While within a troublesome patch, we all, each one of us, reverted to a kind of survival mode. We tried to eat enough to stay alive, when there might not have been money or prospects to sustain a more wholesome existence. When there was only oatmeal and chicken noodle soup in the larder, and the cockroaches were running out from the kitchen cupboards faster than we could kill them, and the phone was silent and the mornings turned into afternoons and evenings, and the only thought that seemed to be able to surface in our minds ran something like, "Where will I park the car and what will I write if I attempt to end this life today?"
And when thoughts like those clustered in both our bodies and our minds and we merely wakened long enough to have a cup of tea, and then return to a horizontal place, where we could try to read, only to find those words blurring into our hourly question and the process stretched over four months....and every time a muscle moved in the direction of "doing" something about that damn question, only the bedcovers could wrap themselves around the shoulders and then some fitful sleep would take over...until the next round of facing the same question.....
And then, after those horrible dark months, the question seemed to move slightly in the direction of 'Do I choose, instead, to live?' and 'Do I want life itself, for itself, on its own merits?' and those questions seemed to provoke the occasional walk around a single block, without a single encounter with another human being.
The significance of the change in the nature of the question seemed to be that a choice to live, even when there seemed to be no external purpose, or external stimulation, or external motivation to do something, to accomplish something in some organizational, or corporate or educational or political situation or manner, had its own intrinsic value and justified one's being alive over doing some measureable or even commendable action.

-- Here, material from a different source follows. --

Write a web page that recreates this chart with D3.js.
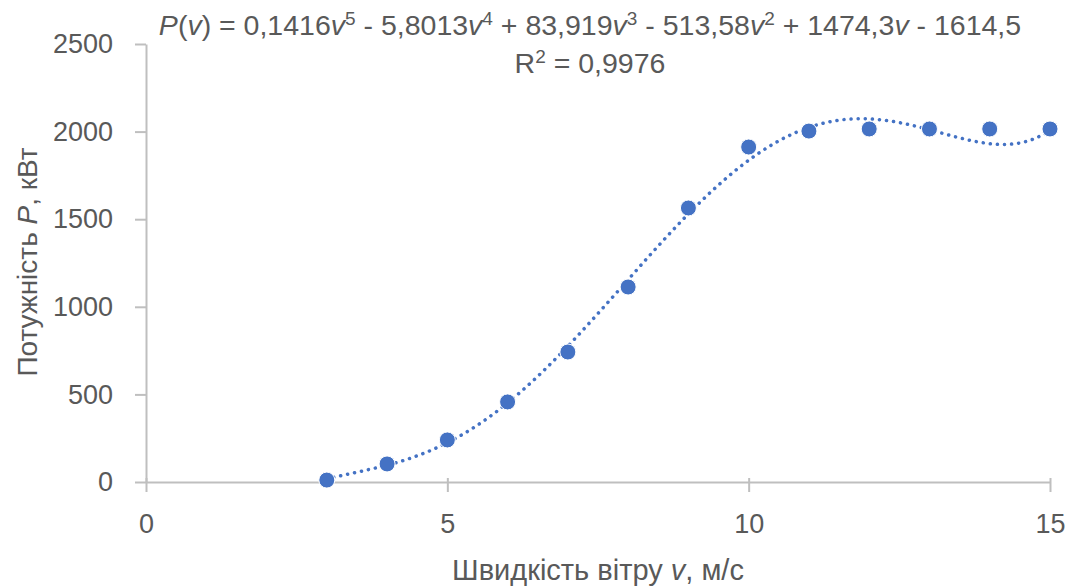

And there was a glimmer of light on the horizon of one's attitude; the gloom was giving way to something a little lighter and a little less ominous, a little less foreboding.
And if such a time is like those times that some writers have called 'the dark night of the soul' in their spiritual stories, and if such a time is given to one so that one can know, without doubt, that even at the bottom of the 'pit' of one's hopelessness and one's meaninglessness, there is still something that nudges even the most despondent out of the abyss, then one has to emerge into a world different from that one entered four or five months previous. If that former world was detailed in appointments, assignments, accomplishments and phone calls and extrinsic performance of one's responsibilties, this new world is detailed very differently by a different sense of breathing, and looking at the sky and the clouds and the sunlight, and listening to the birds and even feeding the birds. And there are fewer appointments and fewer accomplishments that formerly were needed to justify one's acceptance of one's duty, and they are regarded as things on the 'to do' list without the kind of military command that seemed attached to those same things formerly.
What did God have to do with any of this, except perhaps to serve the questions and the attitudes and the old and new perceptions and attitudes and sense of being? And what is the purpose of such pain, if not to waken the spirit to the depth of its profundity, and that profundity is and can never be anything we have created, generated or contributed; that profundity is merely a quality of our gift of life, from whereever that gift comes from and returns to.
And while one never wishes such darkness on another as certainly no one ever wished it to be a part of this life journey, it is that long dark night that stays with us when all the questions of one's search for purpose and identity and justification in an extrinsic sense fall away into an oblivion too deep to penetrate or to recall, leaving only the desire for clean air, clean water, adequate sustenance and a partner to share those simple order to speak for those who cannot speak on their own behalf, for those same gifts.
And that darkness can only be a prelude to another dawn, and perhaps a different kind of that of drawing down from the hurly-burly that is life at the peak. And that drawing down can be another of those times to reflect on the "what-might-have-been's" if we had made different choices and to befriend both the choices made and the 'road not taken'...and to accept both as gifts to be thankful for.